Steve Rhall is a post-conceptual artist operating from a First Nation, white-passing, cis male, neurodivergent positionality. Rhall's interdisciplinary practice responds to the intersectionality of First Nation art practice and the Western art canon with particular interest in art’s presentation and encounter. He interrogates modes of representation, classification and hierarchy using a broad range of interventions including installation, performance, process led methodologies, curatorial projects, sculpture and ‘public’ art. Rhall exhibits internationally, lectures at the Victorian College of the Arts, is a PhD candidate at Monash University on Birrarung-ga land (Melbourne, Australia).

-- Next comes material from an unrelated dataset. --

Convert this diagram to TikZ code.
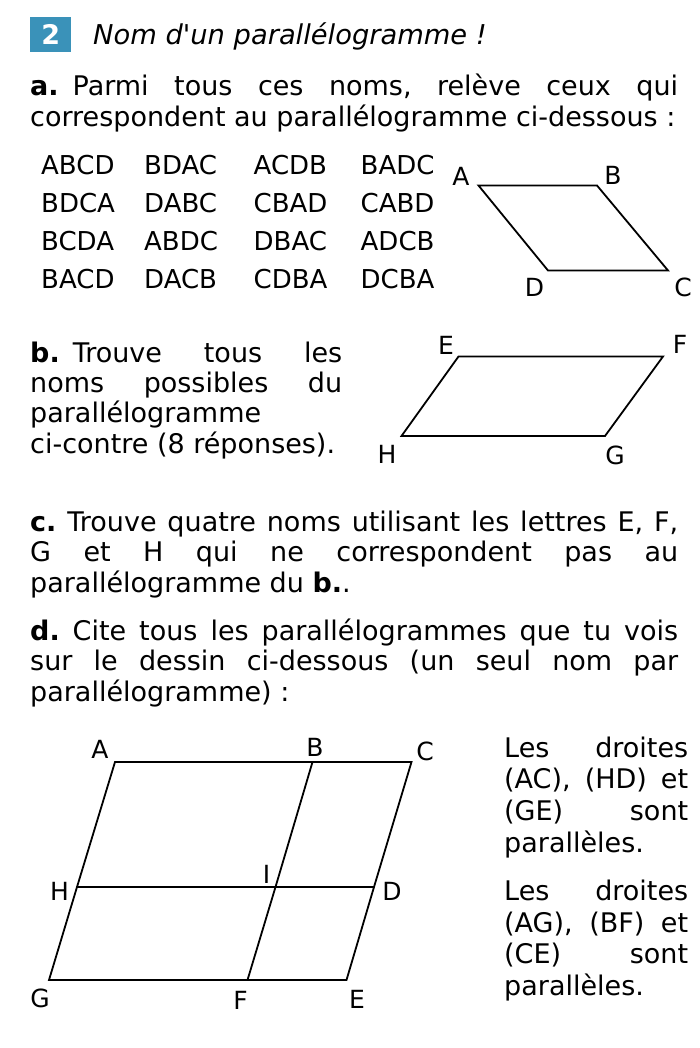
\documentclass[tikz,border=0pt]{standalone}
\usepackage{fontspec}
\setmainfont{DejaVu Sans}
\definecolor{boxblue}{RGB}{58,146,185}
\frenchspacing
\begin{document}
\begin{tikzpicture}[x=1pt,y=-1pt,
  txt/.style={anchor=base west,inner sep=0pt,font=\fontsize{27}{30}\selectfont},
  nm/.style={anchor=base west,inner sep=0pt,font=\fontsize{26}{30}\selectfont},
  lbl/.style={inner sep=0pt,font=\fontsize{25}{28}\selectfont},
  seg/.style={line width=1.8pt,line join=miter,line cap=round}]
\useasboundingbox[fill=white] (0,0) rectangle (700,1048);

% title
\node[fill=boxblue,minimum width=41pt,minimum height=35pt,inner sep=0pt,anchor=north west,
  text=white,font=\fontsize{27}{30}\selectfont\bfseries] (num) at (30,17) {2};
\node[txt,font=\fontsize{27.3}{30}\selectfont\itshape] (title) at (93,45) {Nom d\textquotesingle un parallélogramme !};

% part a
\node[txt] (a1) at (30,96) {\makebox[648pt][s]{\textbf{a.}\hspace{14pt}Parmi tous ces noms, relève ceux qui}};
\node[txt] (a2) at (30,127) {correspondent au parallélogramme ci-dessous :};

% names
\node[nm] (n11) at (41,175) {ABCD};
\node[nm] (n12) at (144,175) {BDAC};
\node[nm] (n13) at (253.5,175) {ACDB};
\node[nm] (n14) at (360.5,175) {BADC};
\node[nm] (n21) at (41,213) {BDCA};
\node[nm] (n22) at (144,213) {DABC};
\node[nm] (n23) at (253.5,213) {CBAD};
\node[nm] (n24) at (360.5,213) {CABD};
\node[nm] (n31) at (41,250.5) {BCDA};
\node[nm] (n32) at (144,250.5) {ABDC};
\node[nm] (n33) at (253.5,250.5) {DBAC};
\node[nm] (n34) at (360.5,250.5) {ADCB};
\node[nm] (n41) at (41,288) {BACD};
\node[nm] (n42) at (144,288) {DACB};
\node[nm] (n43) at (253.5,288) {CDBA};
\node[nm] (n44) at (360.5,288) {DCBA};

% parallelogram ABCD
\coordinate (pA) at (478.5,185.5);
\coordinate (pB) at (597,185.5);
\coordinate (pC) at (668,270.5);
\coordinate (pD) at (548,270.5);
\draw[seg] (pA) -- (pB) -- (pC) -- (pD) -- cycle;
\node[lbl] (lA) at (461,176) {A};
\node[lbl] (lB) at (613,175) {B};
\node[lbl] (lD) at (534.5,287) {D};
\node[lbl] (lC) at (683,287) {C};

% part b
\node[txt] (b1) at (30,362) {\makebox[312pt][s]{\textbf{b.}\hspace{13pt}Trouve tous les}};
\node[txt] (b2) at (30,392) {\makebox[312pt][s]{noms possibles du}};
\node[txt] (b3) at (30,422) {parallélogramme};
\node[txt] (b4) at (30,453) {ci-contre (8 réponses).};

% parallelogram EFGH
\coordinate (qE) at (458.5,356.5);
\coordinate (qF) at (663,356.5);
\coordinate (qG) at (605,436);
\coordinate (qH) at (401.5,436);
\draw[seg] (qE) -- (qF) -- (qG) -- (qH) -- cycle;
\node[lbl] (lE) at (446,345) {E};
\node[lbl] (lF) at (680,344) {F};
\node[lbl] (lH) at (387,454) {H};
\node[lbl] (lG) at (615,455) {G};

% part c
\node[txt] (c1) at (30,531) {\makebox[648pt][s]{\textbf{c.} Trouve quatre noms utilisant les lettres E, F,}};
\node[txt] (c2) at (30,561) {\makebox[648pt][s]{G et H qui ne correspondent pas au}};
\node[txt] (c3) at (30,592) {parallélogramme du \textbf{b.}.};

% part d
\node[txt] (d1) at (30,640) {\makebox[648pt][s]{\textbf{d.} Cite tous les parallélogrammes que tu vois}};
\node[txt] (d2) at (30,670) {\makebox[648pt][s]{sur le dessin ci-dessous (un seul nom par}};
\node[txt] (d3) at (30,701) {parallélogramme) :};

% figure d
\coordinate (A) at (115,762);
\coordinate (B) at (312.5,762);
\coordinate (C) at (411.5,762);
\coordinate (H) at (77,887);
\coordinate (I) at (275.5,887);
\coordinate (D) at (374,887);
\coordinate (G) at (49,980);
\coordinate (F) at (247.5,980);
\coordinate (E) at (346.5,980);
\draw[seg] (A) -- (B) -- (C) -- (D) -- (E) -- (F) -- (G) -- (H) -- cycle;
\draw[seg] (H) -- (I) -- (D);
\draw[seg] (B) -- (I) -- (F);
\node[lbl] (tA) at (100,749.5) {A};
\node[lbl] (tB) at (315,747) {B};
\node[lbl] (tC) at (425,751) {C};
\node[lbl] (tH) at (59.5,891) {H};
\node[lbl] (tI) at (266.5,874.5) {I};
\node[lbl] (tD) at (392,891) {D};
\node[lbl] (tG) at (40,998) {G};
\node[lbl] (tF) at (240.5,1000) {F};
\node[lbl] (tE) at (357,999.5) {E};

% right text
\node[txt] (r1) at (504,757) {\makebox[184pt][s]{Les droites}};
\node[txt] (r2) at (504,788) {\makebox[184pt][s]{(AC), (HD) et}};
\node[txt] (r3) at (504,820) {\makebox[184pt][s]{(GE) sont}};
\node[txt] (r4) at (504,852) {parallèles.};
\node[txt] (r5) at (504,900) {\makebox[184pt][s]{Les droites}};
\node[txt] (r6) at (504,932) {\makebox[184pt][s]{(AG), (BF) et}};
\node[txt] (r7) at (504,963) {\makebox[184pt][s]{(CE) sont}};
\node[txt] (r8) at (504,995) {parallèles.};
\end{tikzpicture}
\end{document}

Amala Groom is a Wiradyuri conceptual artist whose practice, as the performance of her cultural sovereignty, is informed and driven by First Nations epistemologies, ontologies and methodologies. Her work, a form of passionate activism, presents acute and incisive commentary on contemporary socio-political issues. Articulated across diverse media, Groom’s work often subverts and unsettles western iconographies to enunciate Aboriginal stories, experiences and histories, and to interrogate and undermine the legacy of colonialism. Informed by extensive archival, legislative and first-person research, Groom’s work is socially engaged, speaking truth to take a stand against hypocrisy, prejudice, violence and injustice.
Ngardang Girri Kalat Mimini means Mother Daughter Aunty Sister in the languages of the founding members. We are a Victorian Indigenous women’s and trans diverse arts collective. We aim to support Indigenous artists in Victoria by creating cultural, spiritual and professional supports and opportunities. We are passionate about celebrating the uniqueness of Victorian Indigenous Arts and Culture through our arts and knowledge. As a collective we engage in a range of activities including art making, design, cultural workshops and education, Indigenous arts retreats, festivals and conferences. We are always welcoming of new artists and are open to working with other people and organisations to celebrate Victorian Aboriginal Women and trans diverse artists. We acknowledge the Traditional Owners of the lands we work on. We honour our own ancestors, in particular our Matriarchs, who have come before us.
Indigenous Hip Hop Projects (IHHP) is a unique team of talented artists in all elements of hip hop, media, entertainment and performing arts, who have been working extensively in Indigenous communities around Australia since 2005. Specialising in week long intensive projects in Dance, Music, Film, Art and Culture.
Isaiah Firebrace hails from just outside Melbourne, along the banks of the Murray River. Isaiah first stepped into the spotlight in 2016 when he was crowned winner of the eighth season of The X Factor Australia. Since then he’s grabbed global attention for his #1 single ‘It's Gotta Be You’, which is now certified Platinum in Australia, 2 x Platinum in Sweden, Gold in Norway and Gold in Denmark. 2017 was a big year for Isaiah; he performed in the 2017 Eurovision Song Contest Grand Final with his single ‘Don’t Come Easy’, toured nationally with his friend & mentor Jessica Mauboy, and completed his first European press junket with stops across Scandinavia, the U.K., Belgium, and France. Isaiah’s music has been streamed over 200 million times worldwide.